Una vez más digamos -pues a veces se olvida- que el sistema al que se acoge el Estado colombiano es el democrático. No somos una monarquía, ni una aristocracia, ni una oligarquía, ni una organización política basada en el poder del dinero, o en una determinada fe religiosa. No nos gustan las dictaduras, ni siquiera la del proletariado. Nuestra organización política es democrática. Desde su preámbulo expresa la Constitución Política vigente que sus objetivos y valores se deben alcanzar, no de cualquier manera sino “dentro de un marco jurídico, democrático y participativo que garantice un orden político, económico y social justo”. Así está reiterado en numerosos preceptos de la Carta Política, comenzando por el primero de ellos, que define nuestra organización estatal: “Colombia es un Estado Social de Derecho, organizado en forma de República unitaria, descentralizada, con autonomía de sus entidades territoriales, democrática, participativa y pluralista, fundada en el respeto de la dignidad humana, en el trabajo y la solidaridad de las personas que la integran y en la prevalencia del interés general”.
Una de las características esenciales de la democracia, como lo enseñaron John Locke en 1690 (“Tratado sobre el Gobierno Civil”) y el Barón de Montesquieu en 1748 (“El espíritu de las leyes”), radica en la separación de poderes; en el equilibrio entre las ramas y órganos que desempeñan las funciones estatales; en un ordenamiento jurídico que contempla las atribuciones, funciones y facultades especializadas y definidas, en cabeza de cada uno de ellos, así como en un sistema de controles, frenos y contrapesos que eviten la concentración del poder político.
La práctica de la democracia y la vigencia del Estado de Derecho exigen, más que la existencia de normas -que las tenemos en Colombia, en abundancia- la verdadera y efectiva independencia de las ramas y órganos del poder público, y la plena conciencia y convicción -de aquellos a quienes transitoriamente corresponde ejercer las funciones- acerca de que su lealtad y compromiso es con la Constitución y con las reglas democráticas, no con una persona, ni con un partido, ni con un líder.

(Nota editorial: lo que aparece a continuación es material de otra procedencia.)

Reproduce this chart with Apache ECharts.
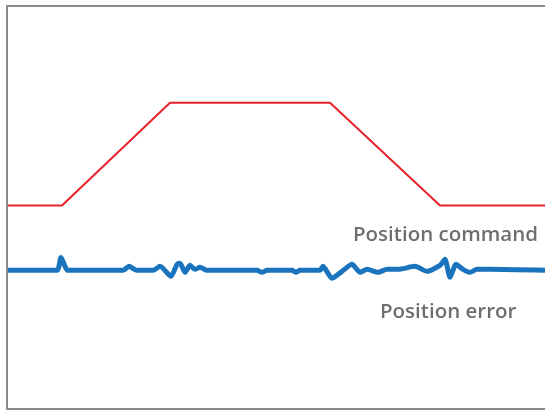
<!DOCTYPE html>
<html>
<head>
<meta charset="utf-8">
<script src="https://cdn.jsdelivr.net/npm/echarts@6/dist/echarts.min.js"></script>
<style>
html, body { margin: 0; padding: 0; background: #fff; }
#main { width: 545px; height: 411px; }
</style>
</head>
<body>
<div id="main"></div>
<script>
// position command (trapezoid move profile)
var commandX = [8, 62, 170, 330, 440, 545];
var commandY = [204, 204, 307, 307, 204, 204];

// position error (small ripples around zero)
var errorX = [8, 57, 61, 68, 123, 129, 137, 153, 160, 171, 177, 180, 185, 190, 195, 200, 207, 257, 262, 267, 292, 296, 300, 320, 323, 332, 342, 352, 360, 367, 378, 387, 398, 415, 427, 440, 445, 450, 456, 463, 470, 477, 490, 545];
var errorY = [139, 139, 152, 139, 139, 143, 139, 139, 143, 133, 145, 146, 137, 144, 140, 142, 139, 139, 137, 139, 139, 137, 139, 139, 143, 131, 138, 145, 137, 140, 137, 140, 140, 143, 138, 144, 150, 132, 145, 140, 137, 140, 140, 139];

var labels = ['Position command', 'Position error'];

function pairs(xs, ys) {
    var out = [];
    for (var i = 0; i < xs.length; i++) {
        out.push([xs[i], ys[i]]);
    }
    return out;
}

var myChart = echarts.init(document.getElementById('main'));
var option = {
    animation: false,
    grid: { left: 7, right: 0, top: 6, bottom: 2 },
    xAxis: [
        {
            type: 'value', min: 7, max: 545, position: 'bottom',
            axisLine: { show: true, lineStyle: { color: '#8a8a8a', width: 2 } },
            axisTick: { show: false }, axisLabel: { show: false }, splitLine: { show: false }
        },
        {
            type: 'value', min: 7, max: 545, position: 'top',
            axisLine: { show: true, lineStyle: { color: '#8a8a8a', width: 2 } },
            axisTick: { show: false }, axisLabel: { show: false }, splitLine: { show: false }
        }
    ],
    yAxis: {
        type: 'value', min: 0, max: 404,
        axisLine: { show: true, lineStyle: { color: '#8a8a8a', width: 2 } },
        axisTick: { show: false }, axisLabel: { show: false }, splitLine: { show: false }
    },
    series: [
        {
            name: labels[0],
            type: 'line',
            data: pairs(commandX, commandY),
            showSymbol: false,
            lineStyle: { color: '#e8222b', width: 2 }
        },
        {
            name: labels[1],
            type: 'line',
            data: pairs(errorX, errorY),
            showSymbol: false,
            smooth: 0.2,
            lineStyle: { color: '#1a74bd', width: 5 }
        }
    ],
    graphic: [
        {
            type: 'text', left: 353, top: 225,
            style: { text: labels[0], fill: '#6e6e6e', font: '600 20.5px "Open Sans"' }
        },
        {
            type: 'text', left: 380, top: 302,
            style: { text: labels[1], fill: '#6e6e6e', font: '600 20.5px "Open Sans"' }
        }
    ]
};
myChart.setOption(option);
</script>
</body>
</html>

Como lo subraya Maurice Duverger, “la separación de poderes, en el sentido preciso del término, no solamente consiste en esta división del trabajo: implica también que los distintos órganos gubernamentales sean independientes unos de otros”. Es “una justificación ideológica para un objetivo muy concreto: debilitar a los gobernantes en su conjunto, haciendo que se limiten recíprocamente”.
Así que todo procedimiento o mecanismo orientado a eliminar esa independencia, comprando a los titulares de unos órganos para que se sometan a otro, es, por su misma definición, antidemocrático y, por tanto, en Colombia, inconstitucional. Eso que se conoce entre nosotros como la “mermelada” -que no es otra cosa que un soborno- es antidemocrática e inconstitucional, y es corruptora y corrupta -porque corrompe las costumbres políticas y destruye las instituciones-.
No es leal con el pueblo -titular de la soberanía- que el Ejecutivo compre votos en el Congreso con puestos en la burocracia, o con asignaciones presupuestales.
Los denominados “auxilios parlamentarios” fueron proscritos en 1991. ¿Es legítima la “mermelada” a la luz de la Constitución?